According to the head of the Center of Energy Security Problems at the Institute for the USA and Canadian Studies, Andrey Korneyev, assertion that the share of the European states in Russia’s energy exports will be reduced is questionable. “Russia’s energy strategy does not foresee any sudden changes in the export structure. It assumes a fairly equal distribution of export supplies,” said Nezavisimaya Gazeta’s (NG) interlocutor.  

“With the rise and development of infrastructure, Russia’s supplies to China and other Asian states will rise,” added the expert. “But not on such high scale and not at the expense of exports to Europe. All of Russia’s long term infrastructure investments such as Nord Stream and South Stream, which are aimed at Europe, are expected to ensure a balance. Otherwise, these enormous funds would not have been allocated for the construction of pipelines.”   

Korneyev added that the Organization of the Petroleum Exporting Countries (OPEC) had also published its report on Tuesday. According to the organization, by 2015, daily oil demand is expected to rise from 86.8 to 92.9 million barrels. Moreover, for 2035, OPEC forecasts $133 per barrel (compared to the IEA’s $120). According to the IEA, daily oil demand will increase from 87 million to 99 million barrels of oil in 2035, and based on the OPEC data – to 110 million barrels. According to the expert, these discrepancies are quite significant.    

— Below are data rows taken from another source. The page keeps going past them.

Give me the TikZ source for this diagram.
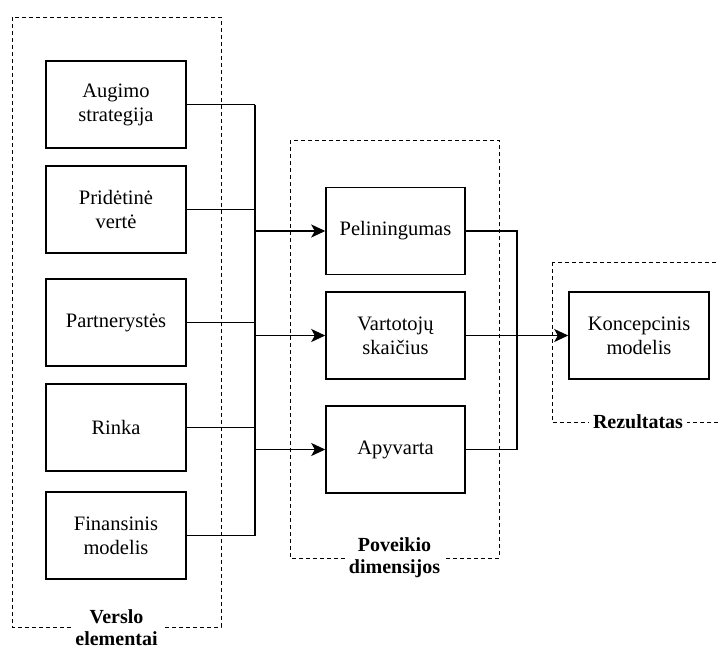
\documentclass[tikz,border=0pt]{standalone}
\usepackage{fontspec}
\setmainfont{Liberation Serif}
\usetikzlibrary{arrows.meta}
\tikzset{
  elem/.style={draw, line width=1.5pt, minimum width=140pt, minimum height=87pt, align=center, inner sep=2pt, font=\fontsize{20.5}{24}\selectfont},
  grp/.style={draw, dash pattern=on 4pt off 3pt, line width=1pt},
  grplabel/.style={fill=white, align=center, inner sep=4pt, font=\fontsize{20}{22}\selectfont\bfseries},
  conn/.style={line width=1.4pt},
  arr/.style={line width=1.4pt, -{Stealth[length=14pt, width=13pt, inset=3.5pt]}}
}
\begin{document}
\begin{tikzpicture}[x=1pt, y=-1pt]
\useasboundingbox (0,0) rectangle (718,649);
\fill[white] (0,0) rectangle (718,649);
\begin{scope}
\clip (0,0) rectangle (718,649);
% groups
\draw[grp] (12,17) rectangle (221,627);
\draw[grp] (290,140) rectangle (499,558);
\draw[grp] (552,262) rectangle (726,422);
% left elements
\node[elem] (b1) at (116,104.5) {Augimo\\strategija};
\node[elem] (b2) at (116,209.5) {Pridėtinė\\vertė};
\node[elem] (b3) at (116,322.5) {Partnerystės};
\node[elem] (b4) at (116,427.5) {Rinka};
\node[elem] (b5) at (116,535.5) {Finansinis\\modelis};
% middle
\node[elem, minimum width=139pt] (m1) at (395.5,231) {Peliningumas};
\node[elem, minimum width=139pt] (m2) at (395.5,335.5) {Vartotojų\\skaičius};
\node[elem, minimum width=139pt] (m3) at (395.5,449.5) {Apyvarta};
% right
\node[elem] (k) at (639,335.5) {Koncepcinis\\modelis};
% junctions
\coordinate (jtop) at (255,104.5);
\coordinate (jbot) at (255,535.5);
\coordinate (kx) at (517,231);
\draw[conn] (b1.east) -- (jtop);
\draw[conn] (b2.east) -- (b2.east -| jtop);
\draw[conn] (b3.east) -- (b3.east -| jtop);
\draw[conn] (b4.east) -- (b4.east -| jtop);
\draw[conn] (b5.east) -- (jbot);
\draw[conn] (jtop) -- (jbot);
\draw[arr] (m1.west -| jtop) -- (m1.west);
\draw[arr] (m2.west -| jtop) -- (m2.west);
\draw[arr] (m3.west -| jtop) -- (m3.west);
\draw[conn] (m1.east) -- (m1.east -| kx) -- (m3.east -| kx) -- (m3.east);
\draw[arr] (m2.east) -- (k.west);
% group labels
\node[grplabel] (l1) at (116.5,628) {Verslo\\elementai};
\node[grplabel] (l2) at (394.5,558) {Poveikio\\dimensijos};
\node[grplabel] (l3) at (638,422) {Rezultatas};
\end{scope}
\end{tikzpicture}
\end{document}
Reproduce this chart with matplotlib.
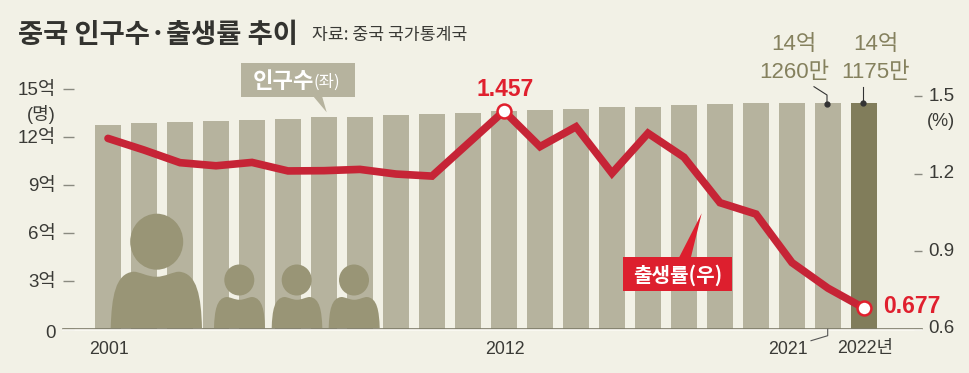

“All foreign projections are taken into account by our analysts and are reviewed by the Energy Ministry in detail,” he concluded. “In any event, Russia reserves the right to determine its sovereign energy policy based on its own long-term interests. This is the way our relations are being built with OPEC, for example, where Russia serves as an observer, considering the forecasts and recommendations that are issued by the Organization’s experts.